* [WHAT NEEDS TO BE DONE] Do not copy the pictures; transcribe all other material exactly.

* [INFORMATION SHOWN]

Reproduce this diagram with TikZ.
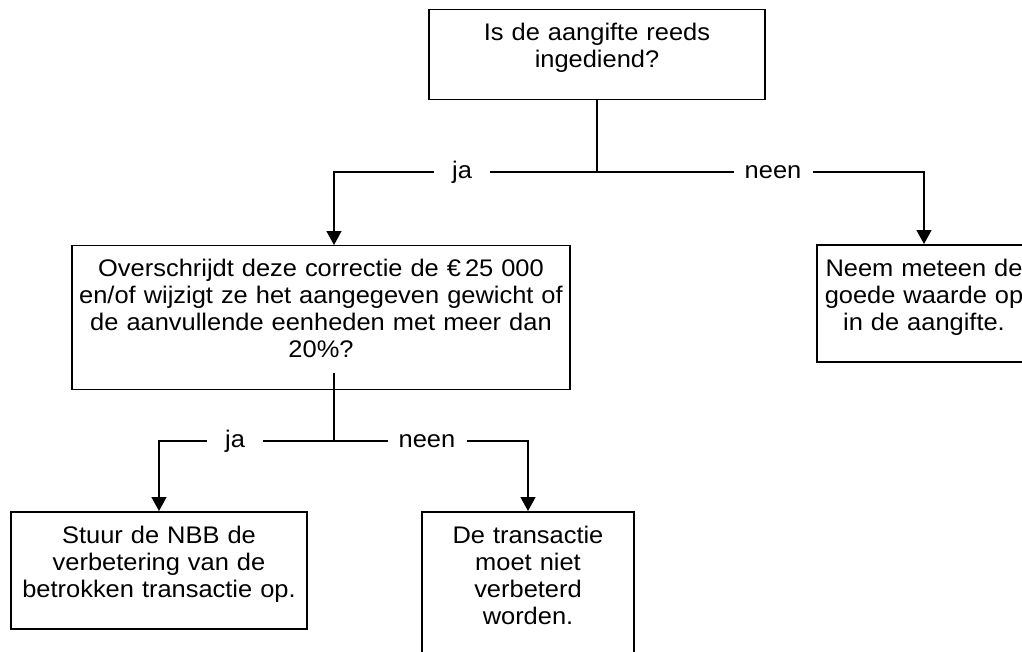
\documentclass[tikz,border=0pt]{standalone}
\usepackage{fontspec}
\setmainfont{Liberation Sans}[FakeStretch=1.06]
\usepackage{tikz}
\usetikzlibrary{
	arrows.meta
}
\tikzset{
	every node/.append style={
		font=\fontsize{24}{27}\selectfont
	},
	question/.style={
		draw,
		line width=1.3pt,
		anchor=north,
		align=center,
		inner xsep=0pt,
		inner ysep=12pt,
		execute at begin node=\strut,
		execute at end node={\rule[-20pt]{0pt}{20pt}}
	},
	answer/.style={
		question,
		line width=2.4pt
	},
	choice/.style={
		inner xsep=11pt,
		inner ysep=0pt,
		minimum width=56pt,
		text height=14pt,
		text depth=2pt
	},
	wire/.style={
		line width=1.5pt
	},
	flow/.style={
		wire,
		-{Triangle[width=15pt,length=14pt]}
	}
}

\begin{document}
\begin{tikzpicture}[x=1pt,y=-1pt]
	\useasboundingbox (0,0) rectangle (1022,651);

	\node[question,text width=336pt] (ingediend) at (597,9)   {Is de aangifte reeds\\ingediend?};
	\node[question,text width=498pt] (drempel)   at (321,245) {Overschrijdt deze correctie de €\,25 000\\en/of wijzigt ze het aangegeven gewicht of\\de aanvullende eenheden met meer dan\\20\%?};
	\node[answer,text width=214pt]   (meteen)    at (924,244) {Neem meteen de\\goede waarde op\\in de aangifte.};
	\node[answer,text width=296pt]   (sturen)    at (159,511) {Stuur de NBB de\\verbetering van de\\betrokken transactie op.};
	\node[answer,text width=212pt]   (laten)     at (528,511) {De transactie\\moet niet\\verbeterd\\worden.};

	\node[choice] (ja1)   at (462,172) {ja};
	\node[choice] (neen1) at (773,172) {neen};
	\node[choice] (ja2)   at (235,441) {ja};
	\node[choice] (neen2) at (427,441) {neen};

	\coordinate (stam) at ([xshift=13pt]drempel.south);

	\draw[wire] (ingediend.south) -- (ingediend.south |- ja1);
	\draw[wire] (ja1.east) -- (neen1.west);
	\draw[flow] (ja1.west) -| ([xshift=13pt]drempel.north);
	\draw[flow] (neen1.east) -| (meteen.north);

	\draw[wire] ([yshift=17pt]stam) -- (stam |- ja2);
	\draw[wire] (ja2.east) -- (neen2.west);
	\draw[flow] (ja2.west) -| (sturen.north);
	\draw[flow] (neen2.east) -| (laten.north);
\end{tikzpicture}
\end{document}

* [ANSWER BELOW]
Reproduce this diagram with TikZ.
\documentclass[tikz,border=0pt]{standalone}
\usepackage{fontspec}
\setmainfont{Liberation Sans}[FakeStretch=1.06]
\usepackage{tikz}
\usetikzlibrary{
	arrows.meta
}
\tikzset{
	every node/.append style={
		font=\fontsize{24}{27}\selectfont
	},
	question/.style={
		draw,
		line width=1.3pt,
		anchor=north,
		align=center,
		inner xsep=0pt,
		inner ysep=12pt,
		execute at begin node=\strut,
		execute at end node={\rule[-20pt]{0pt}{20pt}}
	},
	answer/.style={
		question,
		line width=2.4pt
	},
	choice/.style={
		inner xsep=11pt,
		inner ysep=0pt,
		minimum width=56pt,
		text height=14pt,
		text depth=2pt
	},
	wire/.style={
		line width=1.5pt
	},
	flow/.style={
		wire,
		-{Triangle[width=15pt,length=14pt]}
	}
}

\begin{document}
\begin{tikzpicture}[x=1pt,y=-1pt]
	\useasboundingbox (0,0) rectangle (1022,651);

	\node[question,text width=336pt] (ingediend) at (597,9)   {Is de aangifte reeds\\ingediend?};
	\node[question,text width=498pt] (drempel)   at (321,245) {Overschrijdt deze correctie de €\,25 000\\en/of wijzigt ze het aangegeven gewicht of\\de aanvullende eenheden met meer dan\\20\%?};
	\node[answer,text width=214pt]   (meteen)    at (924,244) {Neem meteen de\\goede waarde op\\in de aangifte.};
	\node[answer,text width=296pt]   (sturen)    at (159,511) {Stuur de NBB de\\verbetering van de\\betrokken transactie op.};
	\node[answer,text width=212pt]   (laten)     at (528,511) {De transactie\\moet niet\\verbeterd\\worden.};

	\node[choice] (ja1)   at (462,172) {ja};
	\node[choice] (neen1) at (773,172) {neen};
	\node[choice] (ja2)   at (235,441) {ja};
	\node[choice] (neen2) at (427,441) {neen};

	\coordinate (stam) at ([xshift=13pt]drempel.south);

	\draw[wire] (ingediend.south) -- (ingediend.south |- ja1);
	\draw[wire] (ja1.east) -- (neen1.west);
	\draw[flow] (ja1.west) -| ([xshift=13pt]drempel.north);
	\draw[flow] (neen1.east) -| (meteen.north);

	\draw[wire] ([yshift=17pt]stam) -- (stam |- ja2);
	\draw[wire] (ja2.east) -- (neen2.west);
	\draw[flow] (ja2.west) -| (sturen.north);
	\draw[flow] (neen2.east) -| (laten.north);
\end{tikzpicture}
\end{document}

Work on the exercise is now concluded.